Monday, September 12, 2011

Foreigner (Sept 11 version)

I think everyone would agree that the United States is not the same country now as it was the day before September 11th, 2001. However, it is the only one I know. You see I was two weeks into my new life in the US when 9-11 happened.  

Like everyone, I will never forget where I was when the attacks happened. I phoned my friend to see if she wanted to go get breakfast before chapel and I remember her saying, "we're being bombed, our country is being bombed!" I had no idea what she was talking about but rushed to join her and her roommate to watch the footage. I saw it unfold, the second plane hitting, the towers falling. These images, that day, I will never forget.

United in horror and grief with my American friends, mourning together, processing together, we were one and the same. It didn't matter that I was a Canadian and this was not my country. Tragedy and loss are universal languages. So is fear.
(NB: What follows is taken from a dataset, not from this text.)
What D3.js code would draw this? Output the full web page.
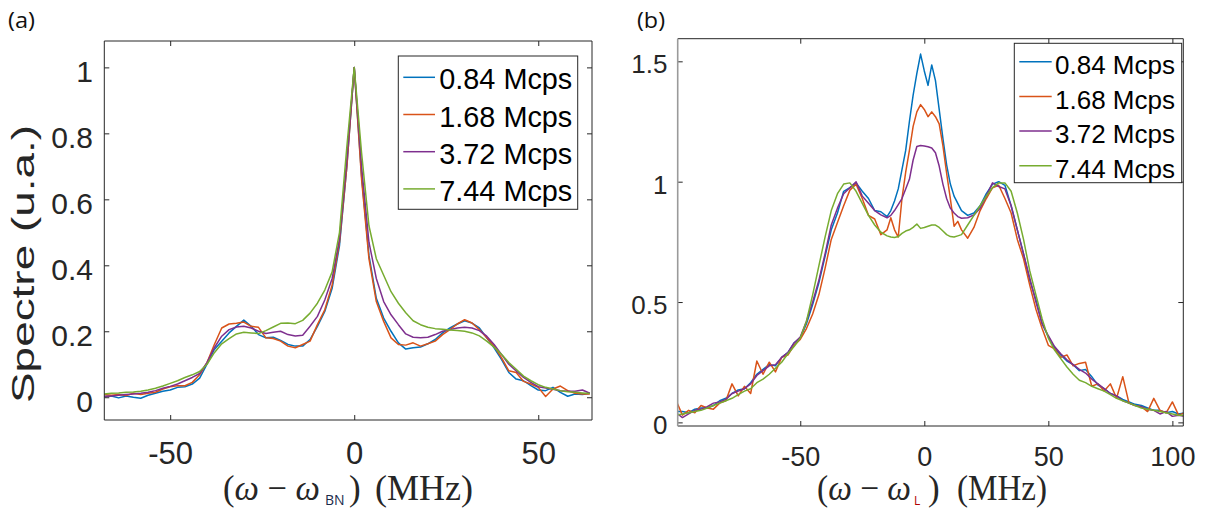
<!DOCTYPE html>
<html><head><meta charset="utf-8">
<script src="https://cdn.jsdelivr.net/npm/d3@7"></script>
<style>body{margin:0;background:#fff}svg{display:block}</style>
</head><body><svg id="c" width="1209" height="510"></svg>
<script>
// ---------- data ----------
const seriesNames = ["0.84 Mcps","1.68 Mcps","3.72 Mcps","7.44 Mcps"];
const seriesColors = ["#0072BD","#D95319","#7E2F8E","#77AC30"];

// panel (a): frequency offset (MHz)
const xA = [-68,-66,-64,-62,-60,-58,-56,-54,-52,-50,-48,-46,-44,-42,-40,-38,-36,-34,-32,-30,-28,-26,-24,-22,-20,-18,-16,-14,-12,-10,-8,-6,-4,-2,0,2,4,6,8,10,12,14,16,18,20,22,24,26,28,30,32,34,36,38,40,42,44,46,48,50,52,54,56,58,60,62,64];
const a084 = [0.002,0.004,-0.002,0.004,0.000,-0.003,0.006,0.012,0.018,0.022,0.030,0.032,0.040,0.058,0.100,0.145,0.170,0.195,0.215,0.234,0.215,0.190,0.180,0.182,0.172,0.160,0.155,0.155,0.175,0.215,0.260,0.330,0.460,0.700,1.000,0.670,0.430,0.300,0.240,0.200,0.165,0.146,0.150,0.152,0.162,0.175,0.195,0.210,0.222,0.232,0.225,0.210,0.180,0.150,0.115,0.075,0.055,0.050,0.035,0.022,0.020,0.030,0.015,0.003,0.010,0.008,0.012];
const a168 = [0.008,0.006,0.008,0.005,0.012,0.008,0.012,0.015,0.025,0.032,0.035,0.035,0.045,0.068,0.105,0.160,0.210,0.222,0.224,0.228,0.215,0.212,0.180,0.178,0.170,0.155,0.150,0.160,0.170,0.220,0.265,0.340,0.470,0.700,1.000,0.660,0.420,0.290,0.230,0.180,0.160,0.158,0.165,0.155,0.162,0.170,0.190,0.205,0.222,0.235,0.225,0.205,0.180,0.155,0.120,0.080,0.075,0.048,0.040,0.030,0.002,0.025,0.034,0.020,0.012,0.010,0.010];
const a372 = [0.002,0.004,0.006,0.008,0.010,0.012,0.015,0.020,0.027,0.033,0.040,0.050,0.060,0.072,0.105,0.150,0.185,0.205,0.213,0.215,0.210,0.200,0.193,0.197,0.200,0.190,0.186,0.188,0.215,0.245,0.295,0.360,0.480,0.720,1.000,0.700,0.470,0.360,0.290,0.250,0.220,0.192,0.182,0.180,0.182,0.190,0.200,0.205,0.210,0.212,0.210,0.202,0.185,0.160,0.130,0.100,0.080,0.060,0.045,0.032,0.028,0.024,0.020,0.018,0.018,0.022,0.012];
const a744 = [0.010,0.012,0.013,0.015,0.016,0.018,0.022,0.027,0.034,0.042,0.050,0.060,0.068,0.078,0.100,0.135,0.162,0.178,0.192,0.197,0.195,0.193,0.202,0.213,0.224,0.225,0.223,0.233,0.255,0.285,0.325,0.380,0.500,0.760,1.000,0.740,0.520,0.420,0.370,0.320,0.285,0.256,0.232,0.220,0.212,0.208,0.206,0.204,0.202,0.200,0.195,0.186,0.170,0.152,0.130,0.105,0.085,0.064,0.050,0.038,0.030,0.025,0.020,0.017,0.015,0.013,0.011];

// panel (b): frequency offset (MHz)
const xB = [-100,-97.5,-95,-92.5,-90,-87.5,-85,-82.5,-80,-77.5,-75,-72.5,-70,-67.5,-65,-62.5,-60,-57.5,-55,-52.5,-50,-47.5,-45,-42.5,-40,-37.5,-35,-32.5,-30,-27.5,-25,-22.5,-20,-17.5,-15,
 -13.5,-12,-10.5,-9,-7.5,-6,-4.5,-3,-1.5,0,1.5,3,4.5,6,7.5,9,10.5,12,13.5,
 15,17.5,20,22.5,25,27.5,30,32.5,35,37.5,40,42.5,45,47.5,50,52.5,55,57.5,60,62.5,65,67.5,70,72.5,75,77.5,80,82.5,85,87.5,90,92.5,95,97.5,100,102.5,105];
const b084 = [0.045,0.045,0.040,0.055,0.060,0.060,0.070,0.090,0.100,0.120,0.135,0.140,0.165,0.200,0.220,0.240,0.235,0.270,0.290,0.330,0.350,0.410,0.490,0.580,0.690,0.800,0.870,0.960,0.975,0.995,0.960,0.930,0.880,0.875,0.855,
 0.880,0.920,0.970,1.050,1.130,1.250,1.360,1.450,1.530,1.460,1.400,1.485,1.420,1.300,1.180,1.070,0.990,0.940,0.910,
 0.880,0.860,0.870,0.900,0.950,0.990,1.000,0.985,0.900,0.800,0.700,0.590,0.510,0.410,0.355,0.310,0.280,0.255,0.240,0.215,0.220,0.190,0.155,0.140,0.120,0.110,0.095,0.085,0.075,0.070,0.060,0.050,0.050,0.040,0.045,0.035,0.040];
const b168 = [0.090,0.030,0.050,0.040,0.070,0.060,0.055,0.080,0.090,0.160,0.110,0.150,0.120,0.255,0.200,0.250,0.210,0.270,0.280,0.320,0.345,0.390,0.450,0.530,0.640,0.760,0.830,0.900,0.965,0.990,0.930,0.860,0.845,0.780,0.800,
 0.850,0.800,0.770,0.930,1.040,1.130,1.230,1.290,1.320,1.300,1.270,1.290,1.270,1.240,1.150,1.035,0.930,0.815,0.835,
 0.800,0.765,0.810,0.880,0.930,0.975,0.985,0.930,0.870,0.760,0.680,0.570,0.470,0.390,0.320,0.305,0.270,0.280,0.235,0.245,0.250,0.150,0.160,0.130,0.160,0.100,0.190,0.080,0.070,0.065,0.045,0.100,0.050,0.040,0.085,0.030,0.040];
const b372 = [0.040,0.020,0.035,0.050,0.055,0.065,0.080,0.085,0.095,0.120,0.130,0.140,0.160,0.195,0.215,0.235,0.240,0.270,0.290,0.330,0.355,0.420,0.500,0.590,0.700,0.820,0.890,0.950,0.975,1.000,0.940,0.910,0.880,0.862,0.850,
 0.860,0.880,0.905,0.930,0.970,1.010,1.090,1.146,1.150,1.148,1.145,1.140,1.120,1.065,0.990,0.930,0.890,0.870,0.855,
 0.848,0.850,0.862,0.890,0.940,0.995,0.980,0.970,0.900,0.800,0.700,0.600,0.500,0.410,0.360,0.315,0.285,0.260,0.240,0.220,0.205,0.180,0.160,0.140,0.120,0.110,0.090,0.080,0.070,0.065,0.055,0.050,0.035,0.045,0.025,0.030,0.025];
const b744 = [0.030,0.035,0.040,0.045,0.050,0.060,0.070,0.080,0.090,0.100,0.115,0.130,0.140,0.165,0.180,0.200,0.225,0.250,0.285,0.315,0.350,0.420,0.530,0.650,0.770,0.880,0.950,0.990,0.995,0.960,0.910,0.860,0.820,0.790,0.775,
 0.770,0.768,0.772,0.785,0.795,0.800,0.810,0.824,0.806,0.810,0.815,0.820,0.820,0.810,0.795,0.780,0.772,0.770,0.775,
 0.780,0.820,0.860,0.900,0.940,0.975,0.995,0.995,0.960,0.870,0.760,0.630,0.530,0.430,0.350,0.300,0.265,0.230,0.200,0.175,0.165,0.150,0.140,0.130,0.115,0.100,0.090,0.080,0.070,0.060,0.055,0.050,0.045,0.040,0.035,0.030,0.030];

const ticksAx = [-50, 0, 50];
const ticksAy = [0, 0.2, 0.4, 0.6, 0.8, 1];
const ticksBx = [-50, 0, 50, 100];
const ticksBy = [0, 0.5, 1, 1.5];

// ---------- drawing ----------
const svg = d3.select("#c");
const SANS = "'Liberation Sans', Arial, Helvetica, sans-serif";
const SERIF = "'Liberation Serif', 'DejaVu Serif', serif";
const AXC = "#262626";

function panel(cfg) {
  const {L, R, T, B, xDom, yDom, xs, ys, xt, yt, id} = cfg;
  const x = d3.scaleLinear().domain(xDom).range([L, R]);
  const y = d3.scaleLinear().domain(yDom).range([B, T]);
  const g = svg.append("g");
  g.append("clipPath").attr("id", id).append("rect")
    .attr("x", L).attr("y", T).attr("width", R - L).attr("height", B - T);

  const line = d3.line().x(d => x(d[0])).y(d => y(d[1]));
  const lg = g.append("g").attr("clip-path", `url(#${id})`);
  ys.forEach((vals, i) => {
    lg.append("path").datum(xs.map((xv, k) => [xv, vals[k]]))
      .attr("d", line).attr("fill", "none")
      .attr("stroke", seriesColors[i]).attr("stroke-width", 1.5)
      .attr("stroke-linejoin", "round");
  });

  // axes (ticks inward, box)
  const tick = 5;
  const axB = g.append("g").attr("transform", `translate(0,${B})`)
    .call(d3.axisBottom(x).tickValues(xt).tickSize(-tick).tickSizeOuter(0).tickFormat(d => String(d)));
  const axT = g.append("g").attr("transform", `translate(0,${T})`)
    .call(d3.axisTop(x).tickValues(xt).tickSize(-tick).tickSizeOuter(0).tickFormat(""));
  const axL = g.append("g").attr("transform", `translate(${L},0)`)
    .call(d3.axisLeft(y).tickValues(yt).tickSize(-tick).tickSizeOuter(0).tickFormat(d => String(d)));
  const axR = g.append("g").attr("transform", `translate(${R},0)`)
    .call(d3.axisRight(y).tickValues(yt).tickSize(-tick).tickSizeOuter(0).tickFormat(""));
  [axB, axT, axL, axR].forEach(a => {
    a.select(".domain").remove();
    a.selectAll(".tick line").attr("stroke", AXC).attr("stroke-width", 1);
  });
  axB.selectAll(".tick text").attr("fill", AXC).attr("font-family", SANS)
    .attr("font-size", cfg.xfs).attr("y", cfg.xlabY - B).attr("dy", null);
  axL.selectAll(".tick text").attr("fill", AXC).attr("font-family", SANS)
    .attr("font-size", cfg.yfs).attr("x", cfg.ylabX - L).attr("dy", null)
    .attr("y", cfg.yOff).attr("text-anchor", "end");
  [axB, axT, axL, axR].forEach(a => a.attr("font-family", null).attr("font-size", null));

  // box
  g.append("line").attr("x1", L).attr("x2", R).attr("y1", T).attr("y2", T).attr("stroke", AXC);
  g.append("line").attr("x1", L).attr("x2", R).attr("y1", B).attr("y2", B).attr("stroke", AXC);
  g.append("line").attr("x1", R).attr("x2", R).attr("y1", T).attr("y2", B).attr("stroke", AXC);
  g.append("line").attr("x1", L).attr("x2", L).attr("y1", T).attr("y2", B)
    .attr("stroke", cfg.leftColor || AXC).attr("stroke-width", cfg.leftWidth || 1);

  // legend
  const lgd = cfg.legend;
  const lgG = g.append("g");
  lgG.append("rect").attr("x", lgd.x).attr("y", lgd.y).attr("width", lgd.w).attr("height", lgd.h)
    .attr("fill", "#fff").attr("stroke", AXC).attr("stroke-width", 1);
  seriesNames.forEach((n, i) => {
    const yy = lgd.row0 + i * lgd.dy;
    lgG.append("line").attr("x1", lgd.lx1).attr("x2", lgd.lx2).attr("y1", yy).attr("y2", yy)
      .attr("stroke", seriesColors[i]).attr("stroke-width", 1.5);
    lgG.append("text").attr("x", lgd.tx).attr("y", yy + lgd.base)
      .attr("font-family", SANS).attr("font-size", lgd.fs).attr("fill", "#000")
      .attr("textLength", lgd.tl).attr("lengthAdjust", "spacingAndGlyphs").text(n);
  });
  return {x, y, g};
}

panel({
  id: "clipA", L: 104.3, R: 592, T: 41, B: 420,
  xDom: [-67.9, 64.6], yDom: [-0.069, 1.08],
  xs: xA, ys: [a084, a168, a372, a744], xt: ticksAx, yt: ticksAy,
  xfs: "31px", yfs: "30px", xlabY: 463.5, ylabX: 93, yOff: 14,
  legend: {x: 398.3, y: 56, w: 179.4, h: 153.3, row0: 77.3, dy: 37.2,
           lx1: 403.3, lx2: 435, tx: 439.3, base: 12, fs: "29px", tl: 133}
});

panel({
  id: "clipB", L: 677.7, R: 1183.3, T: 38.7, B: 426,
  xDom: [-99.4, 104.4], yDom: [-0.015, 1.594],
  xs: xB, ys: [b084, b168, b372, b744], xt: ticksBx, yt: ticksBy,
  xfs: "27px", yfs: "26px", xlabY: 465.5, ylabX: 667.5, yOff: 11.6,
  leftColor: "#9a9a9a", leftWidth: 1.6,
  legend: {x: 1014.3, y: 43.3, w: 167.4, h: 139.4, row0: 61.7, dy: 34.7,
           lx1: 1019.3, lx2: 1051.7, tx: 1055, base: 12.3, fs: "26px", tl: 120}
});

// y axis label (a)
svg.append("text").attr("transform", "translate(34,403) rotate(-90)")
  .attr("font-family", SANS).attr("font-size", "32px").attr("fill", AXC)
  .attr("textLength", 278).attr("lengthAdjust", "spacingAndGlyphs")
  .text("Spectre (u.a.)");

// panel letters
svg.append("text").attr("x", 8).attr("y", 28).attr("font-family", "'Open Sans', 'Noto Sans', sans-serif")
  .attr("font-size", "22px").attr("fill", "#111").attr("textLength", 27).attr("lengthAdjust", "spacingAndGlyphs").text("(a)");
svg.append("text").attr("x", 637).attr("y", 28).attr("font-family", "'Open Sans', 'Noto Sans', sans-serif")
  .attr("font-size", "22px").attr("fill", "#111").attr("textLength", 28).attr("lengthAdjust", "spacingAndGlyphs").text("(b)");

// x axis labels (LaTeX-like)
function xlabel(o) {
  const t1 = svg.append("text").attr("x", o.x0).attr("y", 500).attr("font-family", SERIF)
    .attr("font-size", "35px").attr("fill", AXC)
    .attr("textLength", o.tl1).attr("lengthAdjust", "spacingAndGlyphs");
  t1.append("tspan").text("(");
  t1.append("tspan").attr("font-style", "italic").text("ω");
  t1.append("tspan").text(" − ");
  t1.append("tspan").attr("font-style", "italic").text("ω");
  svg.append("text").attr("x", o.sx).attr("y", 505).attr("font-family", "'Open Sans', 'Noto Sans', sans-serif")
    .attr("font-size", o.sfs).attr("fill", o.scol).text(o.sub);
  svg.append("text").attr("x", o.cp).attr("y", 500).attr("font-family", SERIF)
    .attr("font-size", "35px").attr("fill", AXC).text(")");
  svg.append("text").attr("x", o.x2).attr("y", 500).attr("font-family", SERIF)
    .attr("font-size", "35px").attr("fill", AXC)
    .attr("textLength", o.tl2).attr("lengthAdjust", "spacingAndGlyphs").text("(MHz)");
}
xlabel({x0: 223, tl1: 97, sx: 325, sub: "BN", sfs: "14px", scol: "#1a2a4a", cp: 349, x2: 375, tl2: 98});
xlabel({x0: 817, tl1: 94, sx: 914, sub: "L", sfs: "12px", scol: "#b00000", cp: 928, x2: 957, tl2: 90});
</script></body></html>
In the days following the attack the patriotism was palpable. Americans responded to this attack on their country - their way of life. They rallied around their love of country, raised flags and shouted USA!  People came together in unprecedented ways and set aside their differences in the light of their collective grief. It was a beautiful and heartening thing to watch.

It was an interesting time to be a newcomer, a foreigner, an immigrant. I was both bonded to and separated from my American friends. The tragedy of September 11th crystalized the human bonds that transcend nationality and the patriotism that excludes.

I had just finished International Student Orientation when 9-11 happened. At the time I thought it was absurd, but I get it now.

What I watched with horror that day was an attack on the United States, not on 'my' country. I may have been in the US, but I wasn't an American. And ten years later the same holds true.

Yesterday I remembered and I mourned. September 11th was an American tragedy, just as it was a universal one. It changed everything: the country, the world, me. Foreigner though I am.